[Recorded data]
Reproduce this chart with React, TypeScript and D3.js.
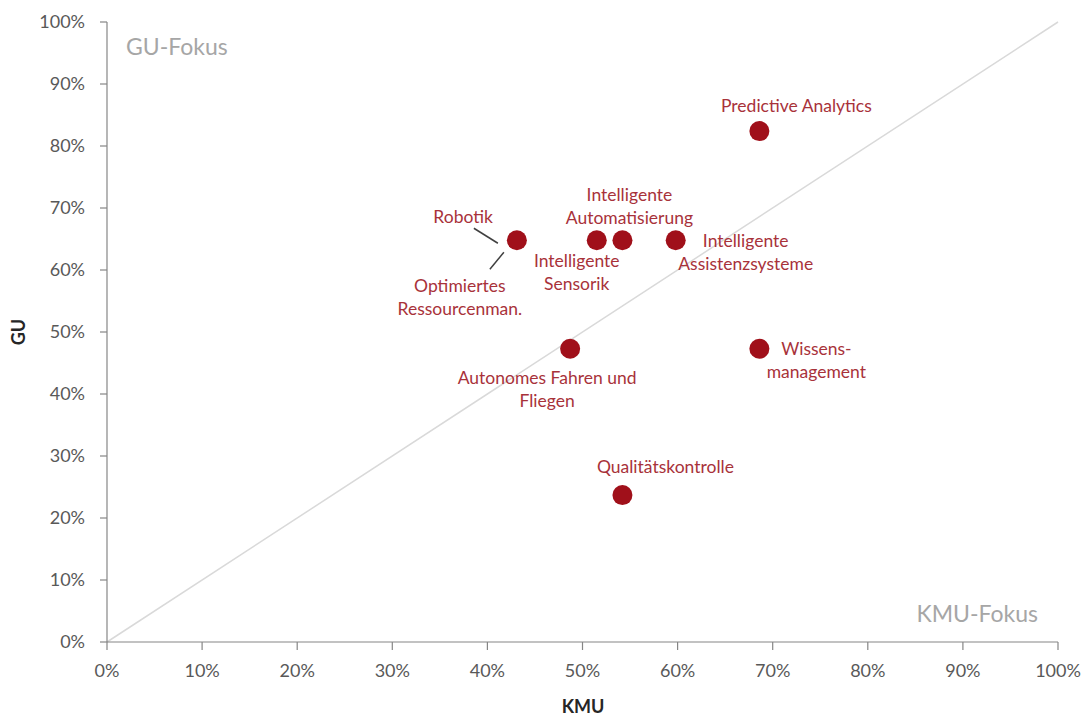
import React from 'react';
import * as d3 from 'd3';

// Technologiefelder: Bedeutung für KMU (x) vs. GU (y)
const names = [
  'Predictive Analytics',
  'Robotik / Optimiertes Ressourcenman.',
  'Intelligente Sensorik',
  'Intelligente Automatisierung',
  'Intelligente Assistenzsysteme',
  'Autonomes Fahren und Fliegen',
  'Wissensmanagement',
  'Qualitätskontrolle',
];
const kmu = [0.686, 0.431, 0.515, 0.542, 0.598, 0.487, 0.686, 0.542];
const gu = [0.824, 0.648, 0.648, 0.648, 0.648, 0.473, 0.473, 0.237];
const ticks = [0, 0.1, 0.2, 0.3, 0.4, 0.5, 0.6, 0.7, 0.8, 0.9, 1];

// label placement relative to each dot (px), with line breaks
const labelLayout: Record<string, { dx: number; dy: number; lines: string[]; anchor?: string }[]> = {
  'Predictive Analytics': [{ dx: 37, dy: -25, lines: ['Predictive Analytics'] }],
  'Robotik / Optimiertes Ressourcenman.': [
    { dx: -24, dy: -23, lines: ['Robotik'], anchor: 'end' },
    { dx: -57, dy: 57, lines: ['Optimiertes', 'Ressourcenman.'] },
  ],
  'Intelligente Sensorik': [{ dx: -20, dy: 32, lines: ['Intelligente', 'Sensorik'] }],
  'Intelligente Automatisierung': [{ dx: 7, dy: -34, lines: ['Intelligente', 'Automatisierung'] }],
  'Intelligente Assistenzsysteme': [{ dx: 70, dy: 12, lines: ['Intelligente', 'Assistenzsysteme'] }],
  'Autonomes Fahren und Fliegen': [{ dx: -23, dy: 41, lines: ['Autonomes Fahren und', 'Fliegen'] }],
  Wissensmanagement: [{ dx: 57, dy: 12, lines: ['Wissens-', 'management'] }],
  Qualitätskontrolle: [{ dx: 43, dy: -28, lines: ['Qualitätskontrolle'] }],
};

const width = 1088;
const height = 717;
const margin = { top: 22, right: 30, bottom: 75, left: 107 };
const font = 'Lato, "Open Sans", sans-serif';
const dotColor = '#a0101a';
const labelColor = '#a8323a';

const App = () => {
  const x = d3.scaleLinear().domain([0, 1]).range([margin.left, width - margin.right]);
  const y = d3.scaleLinear().domain([0, 1]).range([height - margin.bottom, margin.top]);
  const pct = d3.format('.0%');
  const lineH = 23;

  return (
    <svg
      width={width}
      height={height}
      viewBox={`0 0 ${width} ${height}`}
      style={{ position: 'absolute', left: 0, top: 0, background: '#fff' }}
      fontFamily={font}
    >
      {/* diagonal */}
      <line x1={x(0)} y1={y(0)} x2={x(1)} y2={y(1)} stroke="#d9d9d9" strokeWidth={1.5} />

      {/* y axis */}
      <line x1={x(0)} y1={y(0)} x2={x(0)} y2={y(1)} stroke="#868686" strokeWidth={1.2} />
      {ticks.map((t) => (
        <g key={`y${t}`}>
          <line x1={x(0) - 7} x2={x(0)} y1={y(t)} y2={y(t)} stroke="#868686" strokeWidth={1.2} />
          <text x={x(0) - 22} y={y(t)} dy="0.35em" textAnchor="end" fontSize={18} fill="#595959">
            {pct(t)}
          </text>
        </g>
      ))}

      {/* x axis */}
      <line x1={x(0)} y1={y(0)} x2={x(1)} y2={y(0)} stroke="#868686" strokeWidth={1.2} />
      {ticks.map((t) => (
        <g key={`x${t}`}>
          <line x1={x(t)} x2={x(t)} y1={y(0)} y2={y(0) + 8} stroke="#868686" strokeWidth={1.2} />
          <text x={x(t)} y={y(0) + 35} textAnchor="middle" fontSize={18} fill="#595959">
            {pct(t)}
          </text>
        </g>
      ))}

      {/* axis titles */}
      <text x={583} y={713} textAnchor="middle" fontSize={18} fontWeight="bold" fill="#262626">
        KMU
      </text>
      <text
        transform={`translate(25,${(y(0) + y(1)) / 2}) rotate(-90)`}
        textAnchor="middle"
        fontSize={18}
        fontWeight="bold"
        fill="#262626"
      >
        GU
      </text>

      {/* quadrant labels */}
      <text x={126} y={55} fontSize={23} fill="#a6a6a6">
        GU-Fokus
      </text>
      <text x={1038} y={622} textAnchor="end" fontSize={23} fill="#a6a6a6">
        KMU-Fokus
      </text>

      {/* leader lines for Robotik / Optimiertes Ressourcenman. */}
      <line x1={x(kmu[1]) - 43} y1={y(gu[1]) - 12} x2={x(kmu[1]) - 19} y2={y(gu[1]) + 3} stroke="#404040" strokeWidth={1.5} />
      <line x1={x(kmu[1]) - 27} y1={y(gu[1]) + 29} x2={x(kmu[1]) - 13} y2={y(gu[1]) + 12} stroke="#404040" strokeWidth={1.5} />

      {/* dots */}
      {names.map((n, i) => (
        <circle key={n} cx={x(kmu[i])} cy={y(gu[i])} r={10} fill={dotColor} />
      ))}

      {/* labels */}
      {names.map((n, i) =>
        labelLayout[n].map((l, j) => {
          const cx = x(kmu[i]) + l.dx;
          const cy = y(gu[i]) + l.dy - ((l.lines.length - 1) * lineH) / 2;
          return (
            <text
              key={`${n}-${j}`}
              x={cx}
              y={cy}
              textAnchor={l.anchor || 'middle'}
              fontSize={17.5}
              fill={labelColor}
            >
              {l.lines.map((s, k) => (
                <tspan key={k} x={cx} y={cy + k * lineH} dy="0.35em">
                  {s}
                </tspan>
              ))}
            </text>
          );
        })
      )}
    </svg>
  );
};

export default App;
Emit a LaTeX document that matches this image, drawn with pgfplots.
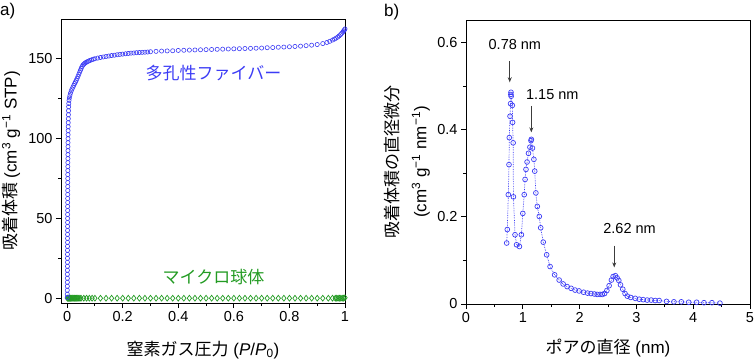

◆ Aim
Return the records exactly. Don't carry the pictures over.

◆ Answer to the exercise
Reproduce this chart with React, TypeScript and D3.js.
import React from 'react';
import * as d3 from 'd3';

// Technologiefelder: Bedeutung für KMU (x) vs. GU (y)
const names = [
  'Predictive Analytics',
  'Robotik / Optimiertes Ressourcenman.',
  'Intelligente Sensorik',
  'Intelligente Automatisierung',
  'Intelligente Assistenzsysteme',
  'Autonomes Fahren und Fliegen',
  'Wissensmanagement',
  'Qualitätskontrolle',
];
const kmu = [0.686, 0.431, 0.515, 0.542, 0.598, 0.487, 0.686, 0.542];
const gu = [0.824, 0.648, 0.648, 0.648, 0.648, 0.473, 0.473, 0.237];
const ticks = [0, 0.1, 0.2, 0.3, 0.4, 0.5, 0.6, 0.7, 0.8, 0.9, 1];

// label placement relative to each dot (px), with line breaks
const labelLayout: Record<string, { dx: number; dy: number; lines: string[]; anchor?: string }[]> = {
  'Predictive Analytics': [{ dx: 37, dy: -25, lines: ['Predictive Analytics'] }],
  'Robotik / Optimiertes Ressourcenman.': [
    { dx: -24, dy: -23, lines: ['Robotik'], anchor: 'end' },
    { dx: -57, dy: 57, lines: ['Optimiertes', 'Ressourcenman.'] },
  ],
  'Intelligente Sensorik': [{ dx: -20, dy: 32, lines: ['Intelligente', 'Sensorik'] }],
  'Intelligente Automatisierung': [{ dx: 7, dy: -34, lines: ['Intelligente', 'Automatisierung'] }],
  'Intelligente Assistenzsysteme': [{ dx: 70, dy: 12, lines: ['Intelligente', 'Assistenzsysteme'] }],
  'Autonomes Fahren und Fliegen': [{ dx: -23, dy: 41, lines: ['Autonomes Fahren und', 'Fliegen'] }],
  Wissensmanagement: [{ dx: 57, dy: 12, lines: ['Wissens-', 'management'] }],
  Qualitätskontrolle: [{ dx: 43, dy: -28, lines: ['Qualitätskontrolle'] }],
};

const width = 1088;
const height = 717;
const margin = { top: 22, right: 30, bottom: 75, left: 107 };
const font = 'Lato, "Open Sans", sans-serif';
const dotColor = '#a0101a';
const labelColor = '#a8323a';

const App = () => {
  const x = d3.scaleLinear().domain([0, 1]).range([margin.left, width - margin.right]);
  const y = d3.scaleLinear().domain([0, 1]).range([height - margin.bottom, margin.top]);
  const pct = d3.format('.0%');
  const lineH = 23;

  return (
    <svg
      width={width}
      height={height}
      viewBox={`0 0 ${width} ${height}`}
      style={{ position: 'absolute', left: 0, top: 0, background: '#fff' }}
      fontFamily={font}
    >
      {/* diagonal */}
      <line x1={x(0)} y1={y(0)} x2={x(1)} y2={y(1)} stroke="#d9d9d9" strokeWidth={1.5} />

      {/* y axis */}
      <line x1={x(0)} y1={y(0)} x2={x(0)} y2={y(1)} stroke="#868686" strokeWidth={1.2} />
      {ticks.map((t) => (
        <g key={`y${t}`}>
          <line x1={x(0) - 7} x2={x(0)} y1={y(t)} y2={y(t)} stroke="#868686" strokeWidth={1.2} />
          <text x={x(0) - 22} y={y(t)} dy="0.35em" textAnchor="end" fontSize={18} fill="#595959">
            {pct(t)}
          </text>
        </g>
      ))}

      {/* x axis */}
      <line x1={x(0)} y1={y(0)} x2={x(1)} y2={y(0)} stroke="#868686" strokeWidth={1.2} />
      {ticks.map((t) => (
        <g key={`x${t}`}>
          <line x1={x(t)} x2={x(t)} y1={y(0)} y2={y(0) + 8} stroke="#868686" strokeWidth={1.2} />
          <text x={x(t)} y={y(0) + 35} textAnchor="middle" fontSize={18} fill="#595959">
            {pct(t)}
          </text>
        </g>
      ))}

      {/* axis titles */}
      <text x={583} y={713} textAnchor="middle" fontSize={18} fontWeight="bold" fill="#262626">
        KMU
      </text>
      <text
        transform={`translate(25,${(y(0) + y(1)) / 2}) rotate(-90)`}
        textAnchor="middle"
        fontSize={18}
        fontWeight="bold"
        fill="#262626"
      >
        GU
      </text>

      {/* quadrant labels */}
      <text x={126} y={55} fontSize={23} fill="#a6a6a6">
        GU-Fokus
      </text>
      <text x={1038} y={622} textAnchor="end" fontSize={23} fill="#a6a6a6">
        KMU-Fokus
      </text>

      {/* leader lines for Robotik / Optimiertes Ressourcenman. */}
      <line x1={x(kmu[1]) - 43} y1={y(gu[1]) - 12} x2={x(kmu[1]) - 19} y2={y(gu[1]) + 3} stroke="#404040" strokeWidth={1.5} />
      <line x1={x(kmu[1]) - 27} y1={y(gu[1]) + 29} x2={x(kmu[1]) - 13} y2={y(gu[1]) + 12} stroke="#404040" strokeWidth={1.5} />

      {/* dots */}
      {names.map((n, i) => (
        <circle key={n} cx={x(kmu[i])} cy={y(gu[i])} r={10} fill={dotColor} />
      ))}

      {/* labels */}
      {names.map((n, i) =>
        labelLayout[n].map((l, j) => {
          const cx = x(kmu[i]) + l.dx;
          const cy = y(gu[i]) + l.dy - ((l.lines.length - 1) * lineH) / 2;
          return (
            <text
              key={`${n}-${j}`}
              x={cx}
              y={cy}
              textAnchor={l.anchor || 'middle'}
              fontSize={17.5}
              fill={labelColor}
            >
              {l.lines.map((s, k) => (
                <tspan key={k} x={cx} y={cy + k * lineH} dy="0.35em">
                  {s}
                </tspan>
              ))}
            </text>
          );
        })
      )}
    </svg>
  );
};

export default App;
Emit a LaTeX document that matches this image, drawn with pgfplots.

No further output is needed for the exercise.